Formed in 1985 as the brainchild of anime film-makers Hayao Miyazaki and Isao Takahata, Studio Ghibli’s films were always a mesh of Asian and European mythology; inspiration has frequently been drawn from English authors such as Diana Wynne Jones, Roald Dahl, Ursula K Le Guin and Lewis Carroll. When their films didn’t focus on fantastical tales of magic in distinctly European-like settings, they centred on coming-of age stories in authentically Japanese locations and cultures. Easily the best example of this blend of time and place is Studio Ghibli’s most successful film to date, Miyazaki’s Spirited Away. Set in contemporary Japan, the film plays like an Asian inspired ‘Alice in Wonderland’ as the central character of Chihiro is transported to the spirit world, a place of fantasy that draws from Japanese mythology as much as it does contemporary Western attitudes. The film was a global sensation, becoming the first and only anime movie to win an Oscar.
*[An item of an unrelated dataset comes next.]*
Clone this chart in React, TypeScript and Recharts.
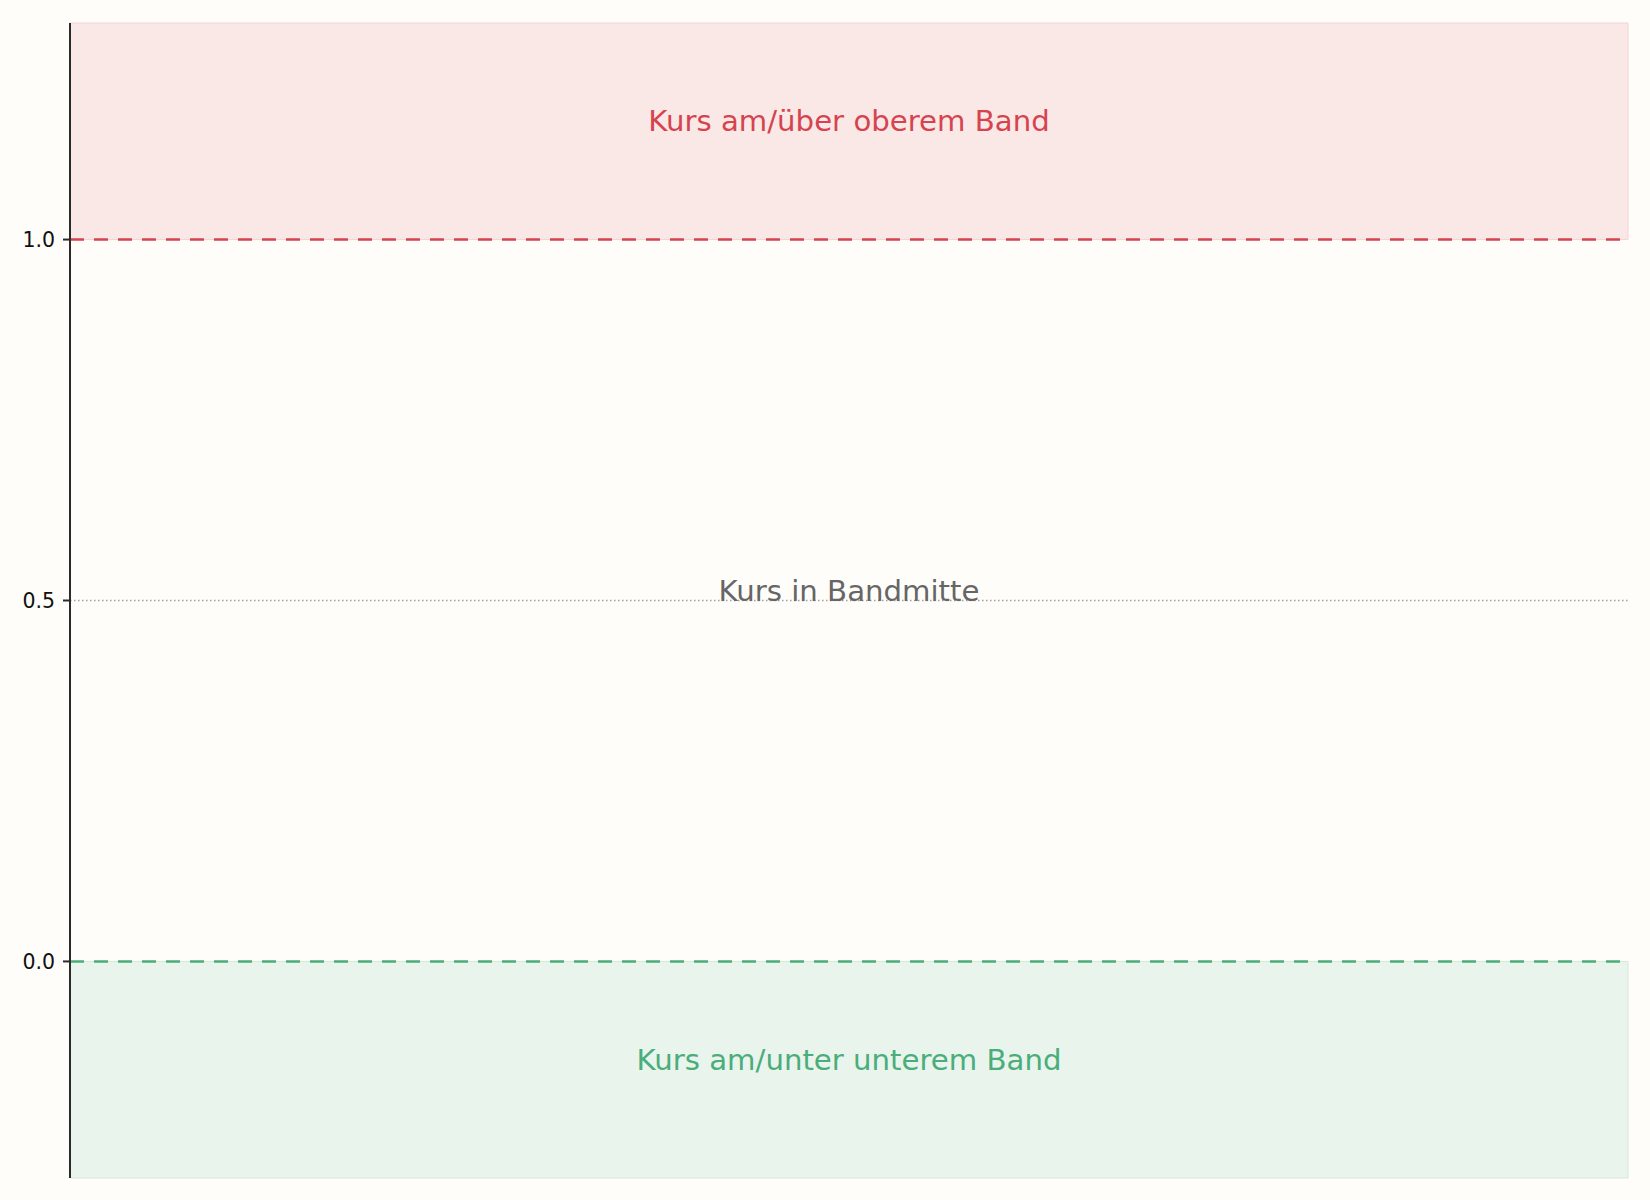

It can be said that with the wide-spread success of Spirited Away came a new appreciation of the studio’s output; always blockbuster production company in its native Japan, Studio Ghibli had now pushed past its limited fringe appeal in international markets to become a recognisable and respected producer of animation. With a deft blend of global cultures, whilst still retaining an indistinguishably Japanese aura, Studio Ghibli has managed to become a unique and exciting force in the international film industry that continues to innovate and defy the expectations and the percieved limitations of national cinema and animation.